El hilo conductor de la enseñanza es la “justicia de Dios”. Notemos cómo se va repitiendo la expresión “hacer justicia”: Dice una viuda al juez: “¡Hazme justicia!” (18,3). Reflexiona el juez: “Voy a hacer justicia” (18,5); Pregunta Jesús: “¿Dios no hará justicia?” (18,7); Responde él mismo: “Hará justicia pronto” (18,8ª). A veces, cuando queremos hablar del rostro de Dios que nos revela Jesús, por enfatizar la revelación del “Dios-Amor” rechazamos con aversión la idea de “Dios-Juez”. Si estamos pensando que “Dios-juez” quiere decir que él nos vigila para tomar nota de nuestros errores y aplicarnos el castigo merecido, a lo mejor tenemos razón. Pero no es esto lo que la Biblia quiere decir cuando nos presenta a Dios-Juez. De hecho el “amor” y la “justicia” no se oponen sino que se dan la mano: no puede darse el uno sin el otro. Cuando se presenta a Dios como juez en acción lo que se quiere decir es que él “hace justicia”. Precisamente porque Dios nos ama es que “hace justicia” interviniendo en los factores negativos que hacen de la vida humana una desgracia. Pero viene la otra cara de la moneda, el “hacer justicia” implica también el actuar positivo de Dios que restaura la vida del ofendido. A veces olvidamos esta dimensión positiva del “hacer justicia”. De hecho el actuar de Dios siempre está relacionado con su proyecto creador, el cual tiene como finalidad la vida, el crecimiento y la plena felicidad del hombre. La “justicia”, entonces, es el nuevo orden de cosas querido por Dios en el cual todos son tomados en consideración y se realiza el plan de salvación (con todas sus implicaciones).
“Pero, cuando el Hijo del hombre venga, ¿encontrará la fe sobre la tierra?” (18,8b). Finalmente el cambio abrupto en 18,8bc: desplaza la atención del comportamiento de Dios hacia la atención al comportamiento de los hombres, y así saca la última lección. El “Pero” contrapone la fidelidad de Dios con la fidelidad del hombre: ya está claro que Dios es fiel con el hombre, “pero” ¿el hombre será fiel con Dios? Puesto que el Hijo del hombre es la respuesta de Dios a la justicia que esperan sus elegidos cabe aquí el tema de la fe en Jesús. Se dice “la fe” (con artículo) como una manera de indicar el aceptar a Jesús y a su mensaje, por tanto describe una vida de discipulado. La perseverancia-fidelidad en el discipulado es lo que se requiere para acoger plenamente –en el momento indicado- la justicia final de Dios.
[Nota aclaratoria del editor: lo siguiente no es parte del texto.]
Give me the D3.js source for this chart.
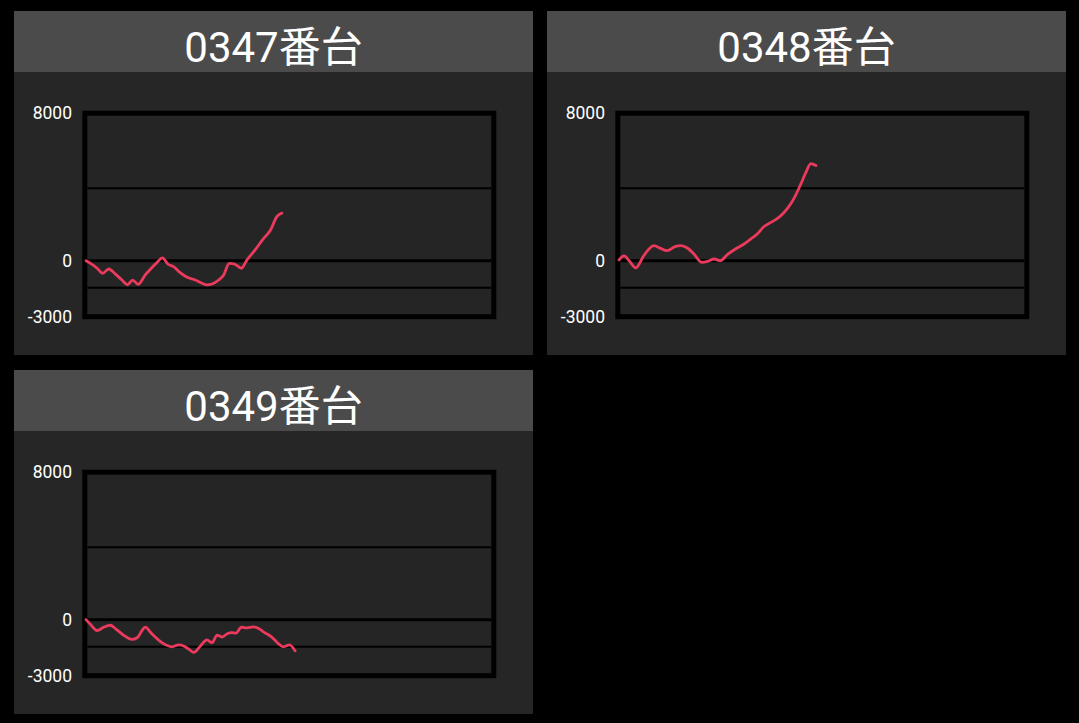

Y en esto los discípulos tienen una responsabilidad histórica: su posible desánimo e inconstancia pone en juego el tiempo final en el que serán reunidos los elegidos. Pero también es verdad que el compromiso al cual los impulsa “la fe” (el mensaje de Jesús en el evangelio), llevará a que trabajen para que no haya más viudas tratadas injustamente –como la de la parábola- ni abandonadas a su suerte (ver Hch 6,1). ¡La fe mueve al compromiso por la justicia!